You or your agent should start listing your property on online portals like PropertyGuru or 99.co. Basic listings are free, but well-staged properties tend to attract buyers faster. Staging costs approximately $1,000 to $5,000. 

Option to Purchase (OTP)

Once you’ve received an offer from a potential buyer, the buyer will have to pay a 1% option fee. After the option period of 14 to 21 days, the buyer will then exercise the Option to Purchase (OTP) with a further 5 to 9% deposit. 

Completion 

The completion of the purchase is typically 8 to 12 weeks after the OTP. Your lawyer will handle the conveyancing, which will typically cost $2,000 to $5,000. You’ll also have to pay off any loans or taxes from the proceeds of the sale. 

Property Sale Timeline 

The timeline for post-inheritance transfer is typically three to six months.

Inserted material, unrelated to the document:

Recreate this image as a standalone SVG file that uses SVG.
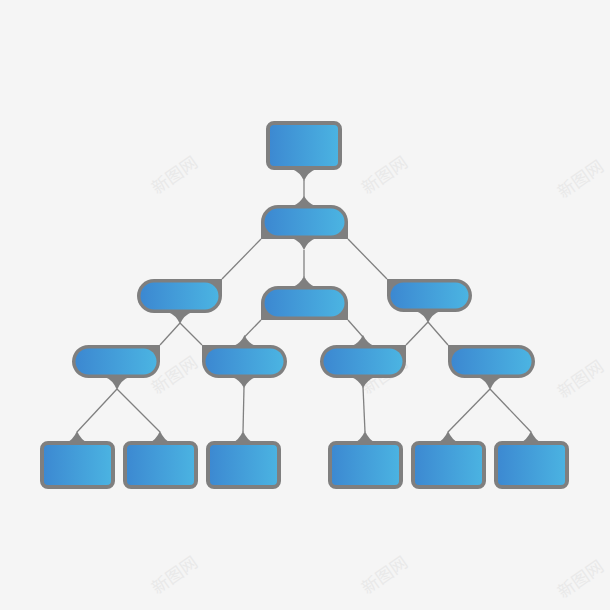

Common Challenges and Solutions

Not all things go smoothly, and here are some common challenges that you might face while trying to sell your inherited residential property in Singapore. 

Multiple Heirs Disagreement: If there are multiple recipients of the property, you might have disagreements. If so, you’ll need to mediate with a lawyer or court, which will cost about $5,000 to $20,000, depending on the complexity. If you want to buy the other recipients out, the price will be the market value multiplied by the percentage of the property owned. 

Outstanding Loans: If there is an existing mortgage, the sales proceeds will have to cover it. You can also use CPF for HDB flats.  

Market Timing: Timing matters when selling property. Keep an eye on home loan rates, which had eased to roughly 1.8 to 2.2% for fixed packages by early 2026, and on the wider market. The URA private price index rose 3.4% across 2025 and stayed positive into 2026, so conditions have been steady rather than falling. 

Foreign Heirs: If you aren’t a Singapore Citizen or PR, get professional advice before buying any replacement property, as the 60% foreigner ABSD applies to such purchases. 

Unsold Risk: Leaving the property unsold carries some risk, so consider pricing a little below market if you need to sell urgently. With private vacancy running at around 6%, demand has been moderate rather than weak.